A partir de la fin des années 1970, le néolibéralisme a été imposé au détriment du libéralisme régulé qui fonctionnait sur la base redistributive du compromis fordiste au Nord et du nationalisme - clientéliste au Sud (1). Pour les capitalistes, il s’agissait de lutter contre la crise du profit, qu’ils considéraient principalement engendrée par l’inflation des demandes de redistribution de revenus adressées aux États.

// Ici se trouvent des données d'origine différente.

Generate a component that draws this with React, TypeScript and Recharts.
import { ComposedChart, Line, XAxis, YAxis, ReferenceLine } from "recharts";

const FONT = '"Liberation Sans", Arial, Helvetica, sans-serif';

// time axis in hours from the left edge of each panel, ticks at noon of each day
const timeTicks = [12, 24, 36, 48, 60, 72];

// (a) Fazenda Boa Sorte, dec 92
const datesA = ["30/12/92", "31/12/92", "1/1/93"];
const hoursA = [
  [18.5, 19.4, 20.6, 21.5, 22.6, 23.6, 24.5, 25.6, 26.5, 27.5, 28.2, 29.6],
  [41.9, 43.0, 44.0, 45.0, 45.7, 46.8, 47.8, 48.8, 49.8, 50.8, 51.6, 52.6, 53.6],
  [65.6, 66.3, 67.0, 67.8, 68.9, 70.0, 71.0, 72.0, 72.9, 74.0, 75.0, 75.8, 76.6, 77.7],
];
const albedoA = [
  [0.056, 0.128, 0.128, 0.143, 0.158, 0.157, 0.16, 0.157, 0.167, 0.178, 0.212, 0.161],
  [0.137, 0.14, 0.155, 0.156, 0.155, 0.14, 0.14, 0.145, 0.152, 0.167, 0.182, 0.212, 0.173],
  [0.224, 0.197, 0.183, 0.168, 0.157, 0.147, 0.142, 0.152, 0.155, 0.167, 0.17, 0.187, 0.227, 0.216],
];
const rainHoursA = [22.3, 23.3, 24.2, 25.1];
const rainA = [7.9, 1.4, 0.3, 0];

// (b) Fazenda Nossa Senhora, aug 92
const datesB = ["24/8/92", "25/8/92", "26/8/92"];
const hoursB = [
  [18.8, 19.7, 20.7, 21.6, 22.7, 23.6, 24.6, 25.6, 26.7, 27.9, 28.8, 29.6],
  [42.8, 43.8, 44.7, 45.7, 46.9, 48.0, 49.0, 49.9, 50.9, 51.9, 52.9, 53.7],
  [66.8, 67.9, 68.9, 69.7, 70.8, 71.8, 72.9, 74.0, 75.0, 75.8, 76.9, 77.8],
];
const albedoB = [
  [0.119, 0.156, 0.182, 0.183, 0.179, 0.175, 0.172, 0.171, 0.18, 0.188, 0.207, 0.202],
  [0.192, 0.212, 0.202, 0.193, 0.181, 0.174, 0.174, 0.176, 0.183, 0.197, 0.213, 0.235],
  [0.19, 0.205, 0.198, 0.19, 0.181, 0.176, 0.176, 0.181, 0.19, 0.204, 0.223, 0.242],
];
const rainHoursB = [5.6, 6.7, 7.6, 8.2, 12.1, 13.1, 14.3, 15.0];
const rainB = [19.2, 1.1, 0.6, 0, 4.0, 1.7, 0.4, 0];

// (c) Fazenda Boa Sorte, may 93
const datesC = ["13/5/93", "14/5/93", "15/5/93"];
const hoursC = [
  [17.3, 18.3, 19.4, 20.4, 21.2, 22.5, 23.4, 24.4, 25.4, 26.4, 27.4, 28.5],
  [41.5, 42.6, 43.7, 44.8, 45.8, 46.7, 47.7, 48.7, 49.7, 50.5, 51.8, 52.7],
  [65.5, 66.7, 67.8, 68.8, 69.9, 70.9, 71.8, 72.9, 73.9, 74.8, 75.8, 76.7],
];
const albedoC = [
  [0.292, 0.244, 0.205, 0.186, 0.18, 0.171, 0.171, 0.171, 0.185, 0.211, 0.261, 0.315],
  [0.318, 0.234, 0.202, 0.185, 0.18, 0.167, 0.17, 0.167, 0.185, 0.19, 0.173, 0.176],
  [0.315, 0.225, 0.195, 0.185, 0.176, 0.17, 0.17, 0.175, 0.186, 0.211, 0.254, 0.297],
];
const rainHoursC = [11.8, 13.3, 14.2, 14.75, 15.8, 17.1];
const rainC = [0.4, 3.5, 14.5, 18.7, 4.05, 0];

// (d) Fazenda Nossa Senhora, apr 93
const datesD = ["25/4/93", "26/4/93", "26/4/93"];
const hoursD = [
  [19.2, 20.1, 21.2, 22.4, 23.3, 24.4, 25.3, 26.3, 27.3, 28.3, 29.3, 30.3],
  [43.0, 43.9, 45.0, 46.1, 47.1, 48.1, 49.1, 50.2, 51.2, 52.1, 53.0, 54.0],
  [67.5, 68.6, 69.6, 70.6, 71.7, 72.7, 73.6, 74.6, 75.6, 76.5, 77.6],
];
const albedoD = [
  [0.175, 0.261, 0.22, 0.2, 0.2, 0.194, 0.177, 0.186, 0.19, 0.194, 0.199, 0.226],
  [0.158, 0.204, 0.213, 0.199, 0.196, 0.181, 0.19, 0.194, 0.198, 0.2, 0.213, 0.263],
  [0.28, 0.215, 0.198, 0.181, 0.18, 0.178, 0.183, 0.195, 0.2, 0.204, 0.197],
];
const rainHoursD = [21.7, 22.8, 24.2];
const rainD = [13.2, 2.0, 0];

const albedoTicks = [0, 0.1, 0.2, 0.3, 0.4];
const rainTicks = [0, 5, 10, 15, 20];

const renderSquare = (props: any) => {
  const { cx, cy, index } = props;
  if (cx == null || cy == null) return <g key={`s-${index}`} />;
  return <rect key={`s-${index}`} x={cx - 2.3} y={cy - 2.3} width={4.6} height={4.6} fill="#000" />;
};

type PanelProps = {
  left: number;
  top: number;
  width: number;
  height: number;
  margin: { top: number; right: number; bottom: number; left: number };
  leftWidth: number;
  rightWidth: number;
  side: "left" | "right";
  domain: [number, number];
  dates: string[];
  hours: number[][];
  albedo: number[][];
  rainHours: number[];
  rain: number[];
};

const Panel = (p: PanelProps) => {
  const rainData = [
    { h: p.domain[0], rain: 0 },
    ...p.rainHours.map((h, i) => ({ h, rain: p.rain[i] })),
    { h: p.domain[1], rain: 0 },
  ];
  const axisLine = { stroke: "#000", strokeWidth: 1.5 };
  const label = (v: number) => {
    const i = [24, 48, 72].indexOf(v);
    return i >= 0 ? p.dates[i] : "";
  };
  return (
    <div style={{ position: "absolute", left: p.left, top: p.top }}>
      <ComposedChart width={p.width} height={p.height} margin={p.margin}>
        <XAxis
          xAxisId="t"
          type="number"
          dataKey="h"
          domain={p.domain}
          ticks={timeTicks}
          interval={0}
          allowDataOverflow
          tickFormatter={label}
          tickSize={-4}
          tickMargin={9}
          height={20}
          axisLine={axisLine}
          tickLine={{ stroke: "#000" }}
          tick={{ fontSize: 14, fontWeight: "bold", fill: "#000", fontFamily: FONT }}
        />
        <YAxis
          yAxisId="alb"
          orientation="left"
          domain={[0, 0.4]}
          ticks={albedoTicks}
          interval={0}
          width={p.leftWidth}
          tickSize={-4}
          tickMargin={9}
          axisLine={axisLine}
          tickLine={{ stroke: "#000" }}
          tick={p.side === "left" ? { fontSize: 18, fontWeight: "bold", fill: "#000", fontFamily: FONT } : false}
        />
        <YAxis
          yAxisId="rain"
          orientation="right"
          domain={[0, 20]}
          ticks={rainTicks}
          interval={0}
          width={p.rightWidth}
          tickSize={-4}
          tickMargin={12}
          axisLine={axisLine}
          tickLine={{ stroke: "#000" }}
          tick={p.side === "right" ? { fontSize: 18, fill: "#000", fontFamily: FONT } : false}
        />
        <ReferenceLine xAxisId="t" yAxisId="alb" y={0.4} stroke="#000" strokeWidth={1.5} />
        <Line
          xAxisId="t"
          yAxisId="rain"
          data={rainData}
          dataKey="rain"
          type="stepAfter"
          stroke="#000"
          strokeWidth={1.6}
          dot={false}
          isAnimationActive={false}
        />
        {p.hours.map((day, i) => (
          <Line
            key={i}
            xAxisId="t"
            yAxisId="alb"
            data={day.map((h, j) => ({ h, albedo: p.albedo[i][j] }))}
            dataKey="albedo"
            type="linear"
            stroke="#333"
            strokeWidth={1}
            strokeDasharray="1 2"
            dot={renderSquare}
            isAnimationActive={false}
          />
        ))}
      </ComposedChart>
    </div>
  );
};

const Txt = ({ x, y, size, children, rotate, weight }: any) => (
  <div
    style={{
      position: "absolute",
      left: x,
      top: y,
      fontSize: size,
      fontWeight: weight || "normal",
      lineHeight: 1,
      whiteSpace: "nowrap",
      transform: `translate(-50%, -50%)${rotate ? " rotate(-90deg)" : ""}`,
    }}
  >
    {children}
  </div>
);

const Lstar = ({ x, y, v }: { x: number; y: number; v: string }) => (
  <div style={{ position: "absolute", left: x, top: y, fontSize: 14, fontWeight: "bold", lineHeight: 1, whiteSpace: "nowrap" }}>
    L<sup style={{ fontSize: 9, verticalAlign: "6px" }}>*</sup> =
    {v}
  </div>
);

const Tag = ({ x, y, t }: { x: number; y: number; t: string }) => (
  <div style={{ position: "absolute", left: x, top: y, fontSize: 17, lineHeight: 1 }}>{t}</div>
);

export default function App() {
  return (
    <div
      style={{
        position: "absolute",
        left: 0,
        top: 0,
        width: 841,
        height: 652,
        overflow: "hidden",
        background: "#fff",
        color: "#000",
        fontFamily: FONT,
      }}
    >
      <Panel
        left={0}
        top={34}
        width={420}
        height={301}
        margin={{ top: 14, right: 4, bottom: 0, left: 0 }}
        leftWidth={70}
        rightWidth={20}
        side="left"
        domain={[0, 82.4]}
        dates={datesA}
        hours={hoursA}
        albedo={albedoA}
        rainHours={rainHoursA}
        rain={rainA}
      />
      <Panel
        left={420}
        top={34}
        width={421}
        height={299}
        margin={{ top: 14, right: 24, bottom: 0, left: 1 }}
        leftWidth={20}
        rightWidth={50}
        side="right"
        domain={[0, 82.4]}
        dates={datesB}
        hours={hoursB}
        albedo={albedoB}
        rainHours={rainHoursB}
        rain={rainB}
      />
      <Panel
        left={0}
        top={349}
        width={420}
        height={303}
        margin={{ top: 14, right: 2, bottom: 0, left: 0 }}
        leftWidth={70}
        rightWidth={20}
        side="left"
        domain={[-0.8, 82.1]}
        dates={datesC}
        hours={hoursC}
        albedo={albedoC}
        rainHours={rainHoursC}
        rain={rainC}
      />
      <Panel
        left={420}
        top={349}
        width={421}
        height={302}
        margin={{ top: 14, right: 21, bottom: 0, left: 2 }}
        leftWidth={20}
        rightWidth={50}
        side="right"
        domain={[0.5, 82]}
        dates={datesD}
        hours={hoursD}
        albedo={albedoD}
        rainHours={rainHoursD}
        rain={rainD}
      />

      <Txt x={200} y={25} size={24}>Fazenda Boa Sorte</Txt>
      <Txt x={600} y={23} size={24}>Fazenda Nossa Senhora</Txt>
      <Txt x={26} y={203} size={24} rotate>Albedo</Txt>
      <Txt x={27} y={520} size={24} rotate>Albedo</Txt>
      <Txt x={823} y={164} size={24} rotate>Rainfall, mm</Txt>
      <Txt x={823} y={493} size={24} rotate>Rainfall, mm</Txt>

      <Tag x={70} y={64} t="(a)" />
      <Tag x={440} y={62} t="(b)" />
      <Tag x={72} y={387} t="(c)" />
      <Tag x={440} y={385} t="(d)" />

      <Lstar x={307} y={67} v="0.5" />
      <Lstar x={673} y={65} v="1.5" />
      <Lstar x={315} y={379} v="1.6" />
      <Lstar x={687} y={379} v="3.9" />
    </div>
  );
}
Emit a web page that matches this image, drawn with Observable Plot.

Pour eux, en obérant les profits, les revendications sociales et politiques rendaient les démocraties progressivement « ingouvernables ». En effet, le jeu de la démocratie faisait que les règles de partage de la valeur ajoutée, à l’époque plus favorables aux salariés, étaient progressivement inscrites dans la loi, à travers ce qu’on pourrait qualifier de « constitutionnalisme social ».

Pour sortir de la crise, il fallait refermer la parenthèse des Trente glorieuses des salariés pour ouvrir celle des Trente glorieuses des financiers. Le passage au néolibéralisme a accompagné et a justifié l’extension géographique ainsi que l’intensification du capitalisme financiarisé favorisées par la dérégulation. Au service de la finance internationale, les politiques néolibérales se focalisent sur la croissance des profits et sur la réduction corrélative des coûts salariaux directs et indirects. Cela signifie la réduction du périmètre de l’État, la casse de l’État-providence ou de l’État nationaliste - clientéliste, la privatisation des rentes publiques..., avec pour conséquence, la paupérisation du plus grand nombre et l’euthanasie des classes moyennes.

En régime réellement démocratique, malgré le battage médiatique et la duplicité des élites politiques, un tel programme ne peut remporter, dans la durée, l’adhésion d’une majorité d’électeurs. Ainsi, la première mouture des réformes néolibérales, issue du consensus de Washington, s’est heurtée à un obstacle politique multiforme. Afin de poursuivre les processus engagés et de contourner ledit obstacle, les oligarques ont décidé de dénaturer la démocratie et de la rendre virtuelle afin que les populations n’aient plus aucune emprise sur les décisions politiques. Pour ce faire, le pouvoir de l’État central a été atomisé tant vers des instances supérieures qu’inférieures. De plus, le champ des options politiques a été réduit par l’enchâssement du néolibéralisme dans le droit, enchâssement réalisé dans le cadre d’un « constitutionnalisme économique », et complété par un système de « soft law », pour imposer la bonne gouvernance néolibérale « consensuelle ».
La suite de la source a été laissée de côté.